I was forced to leave some of my belongings behind when we moved from Telemark to Nordland county in 2012, and I had to give up the rest when we moved back to my hometown Haugesund in Rogaland county two lears later. The moving truck would have cost $ 5000 and that just wasn’t an option. So while I was packing the car and our small trailer I had to accept the inevitable. Everything but my clothes had to stay behind.
I had to leave everything I had accumulated, which included Heimskringla (the Norse kings’ sagas) and Cosmos by Carl Sagan. I requested those as Christmas gifts when I was about 14, because it would never have occured to my parents to buy that for a teenager. I also lost the complete collection of Sherlock Holmes, Jack London, Henrik Ibsen, Shakespeare and a collection of early science fiction short stories. I’m a bit of a hoarder when it comes to books, so I had a lot of books I had read once and wasn’t going to read again. I also had some books I had read three times, but probably wouldn’t read again ever, and I had books I had read at least a dozen times and I would probably read them another dozen times.

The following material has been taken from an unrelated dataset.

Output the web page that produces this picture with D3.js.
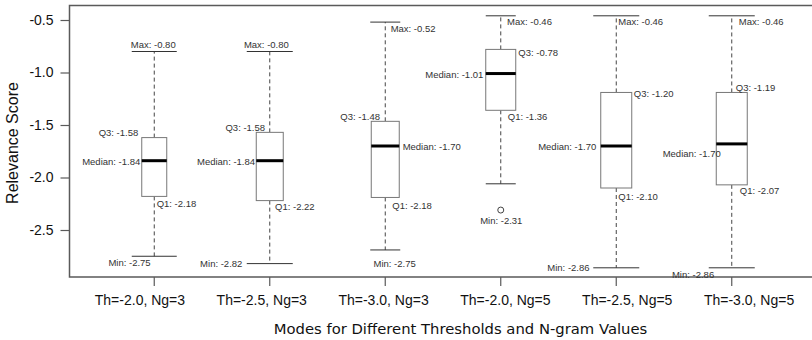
<!DOCTYPE html>
<html>
<head>
<meta charset="utf-8">
<script src="https://cdn.jsdelivr.net/npm/d3@7"></script>
<style>
  body { margin: 0; background: #fff; }
  svg { display: block; }
</style>
</head>
<body>
<div id="chart"></div>
<script>
// modes on the x axis
const categories = ['Th=-2.0, Ng=3', 'Th=-2.5, Ng=3', 'Th=-3.0, Ng=3', 'Th=-2.0, Ng=5', 'Th=-2.5, Ng=5', 'Th=-3.0, Ng=5'];

// box statistics as drawn
const whiskerHigh = [-0.80, -0.80, -0.52, -0.46, -0.46, -0.46];
const q3 = [-1.62, -1.57, -1.465, -0.78, -1.19, -1.19];
const median = [-1.84, -1.84, -1.70, -1.01, -1.70, -1.68];
const q1 = [-2.18, -2.22, -2.19, -1.36, -2.10, -2.07];
const whiskerLow = [-2.75, -2.82, -2.69, -2.06, -2.86, -2.86];
const outliers = [[], [], [], [-2.31], [], []];

// annotated values
const maxLabels = [-0.80, -0.80, -0.52, -0.46, -0.46, -0.46];
const q3Labels = [-1.58, -1.58, -1.48, -0.78, -1.20, -1.19];
const medianLabels = [-1.84, -1.84, -1.70, -1.01, -1.70, -1.70];
const q1Labels = [-2.18, -2.22, -2.18, -1.36, -2.10, -2.07];
const minLabels = [-2.75, -2.82, -2.75, -2.31, -2.86, -2.86];

const yTicks = [-0.5, -1.0, -1.5, -2.0, -2.5];

const width = 812, height = 340;
const frame = { left: 69.5, top: 5.5, bottom: 277 };

const svg = d3.select('#chart').append('svg')
  .attr('width', width)
  .attr('height', height);

const y = d3.scaleLinear().domain([-0.5, -2.5]).range([20, 230]);
const x = d3.scaleBand().domain(categories).range([96.5, 789.5]);
const xLabel = d3.scaleBand().domain(categories).range([79, 810]);

// per box sizes (relative sample widths and staple lengths)
const boxW = [25, 27, 28, 30, 31, 31];
const stapleW = [45, 46, 30, 30, 46, 46];

// label placement: dx from box centre, dy from value, text anchor
const labelPos = [
  { max: [-1, -7, 'middle'], q3: [-16, -5, 'end'], med: [-14, 0.5, 'end'], q1: [2.4, 7, 'start'], min: [-3.6, 6.5, 'end'] },
  { max: [-3.4, -7, 'middle'], q3: [-4.7, -5, 'end'], med: [-14.7, 0.5, 'end'], q1: [5.3, 5.5, 'start'], min: [-27.4, -0.5, 'end'] },
  { max: [5.4, 6, 'start'], q3: [-5.3, -5.3, 'end'], med: [17.4, 0, 'start'], q1: [7, 8, 'start'], min: [9.4, 13.4, 'middle'] },
  { max: [6.3, 6, 'start'], q3: [17.6, 3, 'start'], med: [-17.4, 1, 'end'], q1: [7, 6, 'start'], min: [0.5, 10.7, 'middle'] },
  { max: [2, 5.7, 'start'], q3: [17.6, 1, 'start'], med: [-20, 0, 'end'], q1: [2, 8.3, 'start'], min: [-26.7, 0, 'end'] },
  { max: [7, 5.7, 'start'], q3: [4, -5.4, 'start'], med: [-11, 10, 'end'], q1: [8, 5.3, 'start'], min: [-38.7, 7, 'middle'] }
];

// plain hyphen minus, like the original
const fmt = v => v.toFixed(2);

// frame (top, left, bottom)
svg.append('path')
  .attr('d', `M${width},${frame.top}H${frame.left}V${frame.bottom}H${width}`)
  .attr('fill', 'none')
  .attr('stroke', '#5a5a5a')
  .attr('stroke-width', 1.5);

// y axis
const yAxis = svg.append('g')
  .attr('transform', `translate(${frame.left},0)`)
  .call(d3.axisLeft(y).tickValues(yTicks).tickFormat(d => d.toFixed(1)).tickSize(9).tickPadding(7));
yAxis.select('.domain').remove();
yAxis.selectAll('line').attr('stroke', '#5a5a5a').attr('stroke-width', 1.2);
yAxis.selectAll('text')
  .attr('fill', '#111')
  .style('font-family', '"Liberation Sans", Arial, sans-serif')
  .style('font-size', '14px');

// x axis ticks at box centres
const xAxis = svg.append('g')
  .attr('transform', `translate(0,${frame.bottom})`)
  .call(d3.axisBottom(x).tickSize(9).tickFormat(''));
xAxis.select('.domain').remove();
xAxis.selectAll('line').attr('stroke', '#5a5a5a').attr('stroke-width', 1.2);

// x tick labels
const xText = svg.append('g')
  .attr('transform', `translate(0,${frame.bottom})`)
  .call(d3.axisBottom(xLabel).tickSize(0).tickPadding(18));
xText.select('.domain').remove();
xText.selectAll('text')
  .attr('fill', '#111')
  .style('font-family', '"Liberation Sans", Arial, sans-serif')
  .style('font-size', '14px');

// boxes
const boxes = svg.append('g').selectAll('g')
  .data(categories)
  .join('g')
  .attr('transform', d => `translate(${x(d) + x.bandwidth() / 2},0)`);

// whiskers
boxes.append('line')
  .attr('y1', (d, i) => y(q3[i])).attr('y2', (d, i) => y(whiskerHigh[i]))
  .attr('stroke', '#444').attr('stroke-dasharray', '4,3');
boxes.append('line')
  .attr('y1', (d, i) => y(q1[i])).attr('y2', (d, i) => y(whiskerLow[i]))
  .attr('stroke', '#444').attr('stroke-dasharray', '4,3');

// staples
boxes.append('line')
  .attr('x1', (d, i) => -stapleW[i] / 2).attr('x2', (d, i) => stapleW[i] / 2)
  .attr('y1', (d, i) => y(whiskerHigh[i])).attr('y2', (d, i) => y(whiskerHigh[i]))
  .attr('stroke', '#333');
boxes.append('line')
  .attr('x1', (d, i) => -stapleW[i] / 2).attr('x2', (d, i) => stapleW[i] / 2)
  .attr('y1', (d, i) => y(whiskerLow[i])).attr('y2', (d, i) => y(whiskerLow[i]))
  .attr('stroke', '#333');

// box body
boxes.append('rect')
  .attr('x', (d, i) => -boxW[i] / 2)
  .attr('width', (d, i) => boxW[i])
  .attr('y', (d, i) => y(q3[i]))
  .attr('height', (d, i) => y(q1[i]) - y(q3[i]))
  .attr('fill', '#fff')
  .attr('stroke', '#777');

// median
boxes.append('line')
  .attr('x1', (d, i) => -boxW[i] / 2).attr('x2', (d, i) => boxW[i] / 2)
  .attr('y1', (d, i) => y(median[i])).attr('y2', (d, i) => y(median[i]))
  .attr('stroke', '#000').attr('stroke-width', 3);

// outliers
boxes.selectAll('circle')
  .data((d, i) => outliers[i])
  .join('circle')
  .attr('cy', d => y(d))
  .attr('r', 3)
  .attr('fill', 'none')
  .attr('stroke', '#444');

// annotations
function annotate(key, prefix, values, anchorValues) {
  boxes.append('text')
    .attr('x', (d, i) => labelPos[i][key][0])
    .attr('y', (d, i) => y(anchorValues[i]) + labelPos[i][key][1])
    .attr('text-anchor', (d, i) => labelPos[i][key][2])
    .attr('dominant-baseline', 'central')
    .attr('fill', '#333')
    .style('font-family', '"Liberation Sans", Arial, sans-serif')
    .style('font-size', '9.5px')
    .text((d, i) => `${prefix}: ${fmt(values[i])}`);
}
annotate('max', 'Max', maxLabels, whiskerHigh);
annotate('q3', 'Q3', q3Labels, q3);
annotate('med', 'Median', medianLabels, median);
annotate('q1', 'Q1', q1Labels, q1);
annotate('min', 'Min', minLabels, categories.map((c, i) => outliers[i].length ? d3.min(outliers[i]) : whiskerLow[i]));

// axis titles
svg.append('text')
  .attr('x', 460.5)
  .attr('y', 334)
  .attr('text-anchor', 'middle')
  .attr('fill', '#111')
  .style('font-family', '"DejaVu Sans", Verdana, sans-serif')
  .style('font-size', '14.8px')
  .text('Modes for Different Thresholds and N-gram Values');

svg.append('text')
  .attr('transform', 'translate(18,143) rotate(-90)')
  .attr('text-anchor', 'middle')
  .attr('fill', '#111')
  .style('font-family', '"Liberation Sans", Arial, sans-serif')
  .style('font-size', '16px')
  .text('Relevance Score');
</script>
</body>
</html>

My favourite group may have been books I didn’t read that often, but used when there was specific information I needed. These are the possessions I really miss. If I had only myself to concider clothes wouldn’t even be on my list of priorities. I would bring only books.

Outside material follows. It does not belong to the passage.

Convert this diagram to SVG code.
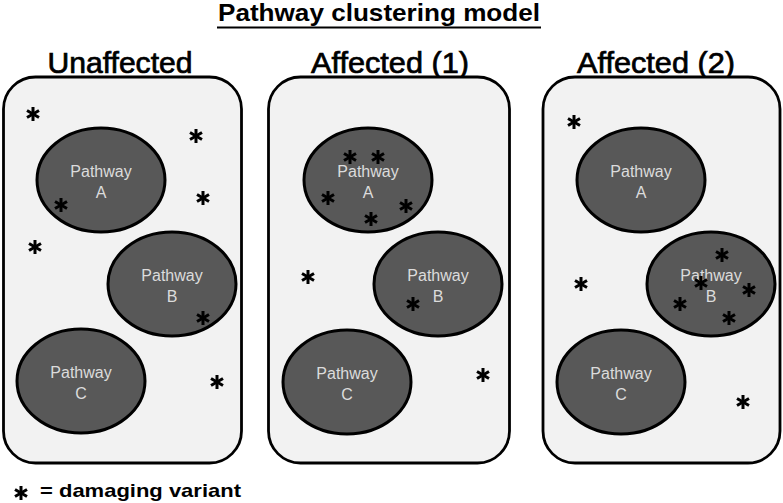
<svg xmlns="http://www.w3.org/2000/svg" xmlns:xlink="http://www.w3.org/1999/xlink" width="783" height="503" viewBox="0 0 783 503">
<style>
.panel{fill:#f2f2f2;stroke:#000;stroke-width:2.8}
.pw{fill:#585858;stroke:#000;stroke-width:3}
.pt{font-family:"Liberation Sans",Arial,sans-serif;font-size:16px;fill:#dcdcdc;text-anchor:middle}
.hd{font-family:"Liberation Sans",Arial,sans-serif;font-size:29px;fill:#000;stroke:#000;stroke-width:0.7;text-anchor:middle}
.tt{font-family:"Liberation Sans",Arial,sans-serif;font-size:24px;font-weight:bold;fill:#000;text-anchor:middle}
.lg{font-family:"Liberation Sans",Arial,sans-serif;font-size:19px;font-weight:bold;fill:#000}
</style>
<defs>
<g id="ast" stroke="#000" stroke-width="3" stroke-linecap="butt">
<line x1="0" y1="-7" x2="0" y2="7"/>
<line x1="-6" y1="-3.5" x2="6" y2="3.5"/>
<line x1="-6" y1="3.5" x2="6" y2="-3.5"/>
</g>
</defs>
<rect width="783" height="503" fill="#fff"/>
<g id="title">
<text class="tt" x="379" y="21" textLength="322" lengthAdjust="spacingAndGlyphs">Pathway clustering model</text>
<line x1="217" y1="27.5" x2="541" y2="27.5" stroke="#000" stroke-width="2"/>
</g>
<g id="headings">
<text class="hd" x="120" y="73" textLength="145" lengthAdjust="spacingAndGlyphs">Unaffected</text>
<text class="hd" x="390" y="73" textLength="158" lengthAdjust="spacingAndGlyphs">Affected (1)</text>
<text class="hd" x="656" y="73" textLength="158" lengthAdjust="spacingAndGlyphs">Affected (2)</text>
</g>
<g id="panel-unaffected">
<rect class="panel" x="3.5" y="77" width="238" height="386" rx="32"/>
<g id="u-pathway-a"><ellipse class="pw" cx="101" cy="180" rx="64" ry="52"/><text class="pt" x="101" y="177">Pathway</text><text class="pt" x="101" y="198">A</text></g>
<g id="u-pathway-b"><ellipse class="pw" cx="172" cy="284" rx="64" ry="52"/><text class="pt" x="172" y="281">Pathway</text><text class="pt" x="172" y="302">B</text></g>
<g id="u-pathway-c"><ellipse class="pw" cx="81" cy="381" rx="64" ry="52"/><text class="pt" x="81" y="378">Pathway</text><text class="pt" x="81" y="399">C</text></g>
<g id="u-variants">
<use xlink:href="#ast" x="33" y="114"/>
<use xlink:href="#ast" x="196" y="136"/>
<use xlink:href="#ast" x="61" y="205"/>
<use xlink:href="#ast" x="203" y="198"/>
<use xlink:href="#ast" x="35" y="247"/>
<use xlink:href="#ast" x="203" y="318"/>
<use xlink:href="#ast" x="217" y="382"/>
</g>
</g>
<g id="panel-affected-1">
<rect class="panel" x="268.5" y="77" width="241" height="386" rx="32"/>
<g id="a1-pathway-a"><ellipse class="pw" cx="368" cy="180" rx="64" ry="52"/><text class="pt" x="368" y="177">Pathway</text><text class="pt" x="368" y="198">A</text></g>
<g id="a1-pathway-b"><ellipse class="pw" cx="438" cy="284" rx="64" ry="52"/><text class="pt" x="438" y="281">Pathway</text><text class="pt" x="438" y="302">B</text></g>
<g id="a1-pathway-c"><ellipse class="pw" cx="347" cy="382" rx="64" ry="52"/><text class="pt" x="347" y="379">Pathway</text><text class="pt" x="347" y="400">C</text></g>
<g id="a1-variants">
<use xlink:href="#ast" x="350" y="157"/>
<use xlink:href="#ast" x="378" y="157"/>
<use xlink:href="#ast" x="328" y="198"/>
<use xlink:href="#ast" x="406" y="206"/>
<use xlink:href="#ast" x="371" y="219"/>
<use xlink:href="#ast" x="308" y="277"/>
<use xlink:href="#ast" x="413" y="304"/>
<use xlink:href="#ast" x="483" y="375"/>
</g>
</g>
<g id="panel-affected-2">
<rect class="panel" x="543" y="77" width="237" height="386" rx="32"/>
<g id="a2-pathway-a"><ellipse class="pw" cx="641" cy="180" rx="64" ry="52"/><text class="pt" x="641" y="177">Pathway</text><text class="pt" x="641" y="198">A</text></g>
<g id="a2-pathway-b"><ellipse class="pw" cx="711" cy="284" rx="64" ry="52"/><text class="pt" x="711" y="281">Pathway</text><text class="pt" x="711" y="302">B</text></g>
<g id="a2-pathway-c"><ellipse class="pw" cx="621" cy="382" rx="64" ry="52"/><text class="pt" x="621" y="379">Pathway</text><text class="pt" x="621" y="400">C</text></g>
<g id="a2-variants">
<use xlink:href="#ast" x="574" y="122"/>
<use xlink:href="#ast" x="581" y="284"/>
<use xlink:href="#ast" x="722" y="255"/>
<use xlink:href="#ast" x="701" y="283"/>
<use xlink:href="#ast" x="749" y="290"/>
<use xlink:href="#ast" x="680" y="304"/>
<use xlink:href="#ast" x="729" y="318"/>
<use xlink:href="#ast" x="743" y="402"/>
</g>
</g>
<g id="legend">
<use xlink:href="#ast" x="21" y="493"/>
<text class="lg" x="40" y="497" textLength="201" lengthAdjust="spacingAndGlyphs">= damaging variant</text>
</g>
</svg>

I am going to rebuild my library and I hope to be more selective this time. Space is also a major issue in our present apartment, so I have to think hard about what kind of books I really want. I can’t afford to have a show room. I have a feeling that many use the bookshelves in the sitting room to display the books they want people to see. Most Norwegian homes had a vast conversational lexicon prominently displayed when I was growing up. We had one too, and it had no less than 18 volumes. The point wasn’t to use it, but to give people the impression that knowledge interested you. Many people today like reading Danielle Steele, Fifty Shades of Grey, or some hopeless crime novel, but that’s not what they show people. Those books are probably hidden in the bedroom.

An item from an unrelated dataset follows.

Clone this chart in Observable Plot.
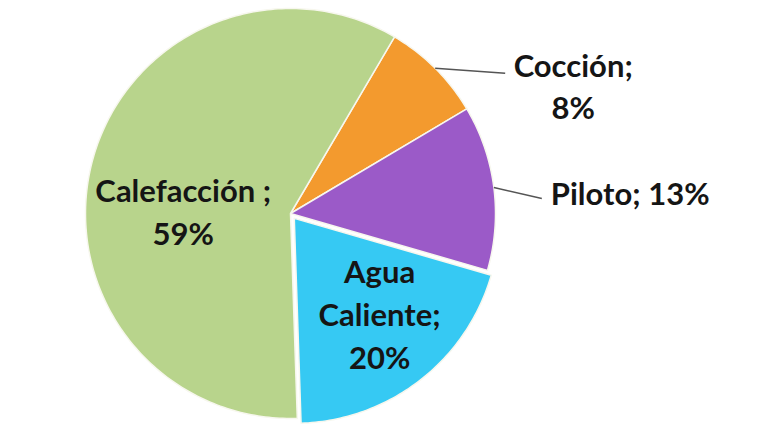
<!DOCTYPE html>
<html><head><meta charset="utf-8">
<script src="https://cdn.jsdelivr.net/npm/d3@7"></script>
<script src="https://cdn.jsdelivr.net/npm/@observablehq/plot@0.6"></script>
<style>html,body{margin:0;padding:0;background:#fff;}#chart svg{display:block;}</style>
</head><body><div id="chart"></div>
<script>
// Data
const categories = ["Cocción", "Piloto", "Agua Caliente", "Calefacción"];
const values = [8, 13, 20, 59];
const labels = ["Cocción;\n8%", "Piloto; 13%", "Agua\nCaliente;\n20%", "Calefacción ;\n59%"];
const colors = ["#f39a2e", "#9b5ac8", "#36c9f3", "#b8d48c"];

// Layout
const W = 768, H = 432, CX = 290, CY = 213, R = 205;
const startDeg = 30.5;
const explode = [0, 0, 0.03, 0];
const labelPos = [ // r along mid-angle, then pixel dx/dy
  {r: 1.0, dx: 138, dy: 16, anchor: "middle", leader: [70, 5]},
  {r: 1.0, dx: 57, dy: 4, anchor: "start", leader: [48, 11]},
  {r: 0.63, dx: 6, dy: -8, anchor: "middle"},
  {r: 0.55, dx: 2, dy: 24, anchor: "middle"}
];

const total = d3.sum(values);
const rad = d => d * Math.PI / 180;
let acc = startDeg;
const slices = categories.map((c, i) => {
  const a0 = acc, a1 = acc + values[i] / total * 360;
  acc = a1;
  const mid = (a0 + a1) / 2;
  const ox = explode[i] * Math.sin(rad(mid)), oy = explode[i] * Math.cos(rad(mid));
  return {c, i, a0, a1, mid, ox, oy};
});

const pts = [];
for (const s of slices) {
  pts.push({c: s.c, x: s.ox, y: s.oy});
  const n = Math.max(2, Math.ceil(s.a1 - s.a0));
  for (let k = 0; k <= n; k++) {
    const a = rad(s.a0 + (s.a1 - s.a0) * k / n);
    pts.push({c: s.c, x: s.ox + Math.sin(a), y: s.oy + Math.cos(a)});
  }
}

const textData = slices.map(s => {
  const L = labelPos[s.i];
  const a = rad(s.mid);
  return {
    label: labels[s.i], anchor: L.anchor,
    x: s.ox + L.r * Math.sin(a) + L.dx / R,
    y: s.oy + L.r * Math.cos(a) - L.dy / R
  };
});
const leaders = slices.filter(s => labelPos[s.i].leader).map(s => {
  const a = rad(s.mid), L = labelPos[s.i].leader;
  const x1 = s.ox + Math.sin(a), y1 = s.oy + Math.cos(a);
  return {x1, y1, x2: x1 + L[0] / R, y2: y1 - L[1] / R};
});

const chart = Plot.plot({
  width: W, height: H,
  marginTop: 0, marginRight: 0, marginBottom: 0, marginLeft: 0,
  x: {domain: [-CX / R, (W - CX) / R], axis: null},
  y: {domain: [-(H - CY) / R, CY / R], axis: null},
  color: {domain: categories, range: colors},
  style: {fontFamily: "Lato, 'Open Sans', sans-serif", background: "#fff"},
  marks: [
    Plot.line(pts, {x: "x", y: "y", z: "c", fill: "c", stroke: "#f7f7ee", strokeWidth: 1.5, curve: "linear-closed"}),
    Plot.link(leaders, {x1: "x1", y1: "y1", x2: "x2", y2: "y2", stroke: "#555", strokeWidth: 1.5}),
    Plot.text(textData.filter(d => d.anchor === "middle"), {x: "x", y: "y", text: "label", textAnchor: "middle", fontSize: 31, fontWeight: "bold", fill: "#151515", lineHeight: 1.38}),
    Plot.text(textData.filter(d => d.anchor === "start"), {x: "x", y: "y", text: "label", textAnchor: "start", fontSize: 31, fontWeight: "bold", fill: "#151515", lineHeight: 1.38})
  ]
});
document.getElementById("chart").appendChild(chart);
</script>
</body></html>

I recently read The House at Riverton, about five years after the first time I read it. This is one of those books I enjoyed well enough, but probably won’t read again. I’m glad those books are available in the public library, but I don’t need to own a copy myself. I suspect many feel the same way about some of the biggest successes today, such as The Hunger Games or one of the series about vampires. I am excited about British literature and authors like Eduard Morgan Forster, Charles Dickens, Jane Austen, Arthur Conan Doyle and H.G. Wells will definitely be in my new library. I think it’s also worth owning modern authors like J.K. Rowling, J.R.R. Tolkien and C.S. Lewis, as well as a handful of the Norwegian classics.
I am thinking about what books I want to add to my collection when I read. I recently read The Sensitive Mind by the Danish psychologist Susan Hart. It started out very promising, and the first six chapters are an introduction to how the brain is built up. The author refers to research in the rest of the book too, but that part is highly speculative. She is writing about attachment between child and caregiver, mostly the mother. She doesn’t say it directly, but sometimes she seems to indicate that autism and ADHD is nothing more than incompetent mothers. A former Norwegian minister in the Ministry of Children, Equality and Social Inclusion actually made that claim in a book she wrote. Susan Hart isn’t that blunt, but she has a tendency, in my opinion, to draw hasty conclusions based on studies that remain inconclusive. Psychology is a lot of speculations, and I think that’s what Susan Hart is doing when she doesn’t distinguish between knowledge and speculation. It is nevertheless an interesting book, but it probably won’t make it to my library.
I am currently reading another, more fascinating book on the brain. Our amazing brain is not a textbook, but the authors made it clear in the preface that it’s a book that will give ordinary people the opportunity to gain a little insight into the brain’s mysteries. This book, or a similar one, will probably move into my library.
I am also looking forward to collecting science fiction again. I am reading the pulp fiction magazine Analog, which inspired great authors like Isaac Asimov and Robert Heinlein. We have a rather diminishing term in Norwegian called “kiosk literature.” These are the kinds of books you find in petrol stations and convenient stores, although you also find books from the bestseller-list there today. Some of the titles you find hardly deserve to be called a book, but if you put authors like Isaac Asimov, H.G. Wells, Ursula Le Guin, and Philip Dick in the same category you really don’t get the philosophy and social issues side of science fiction.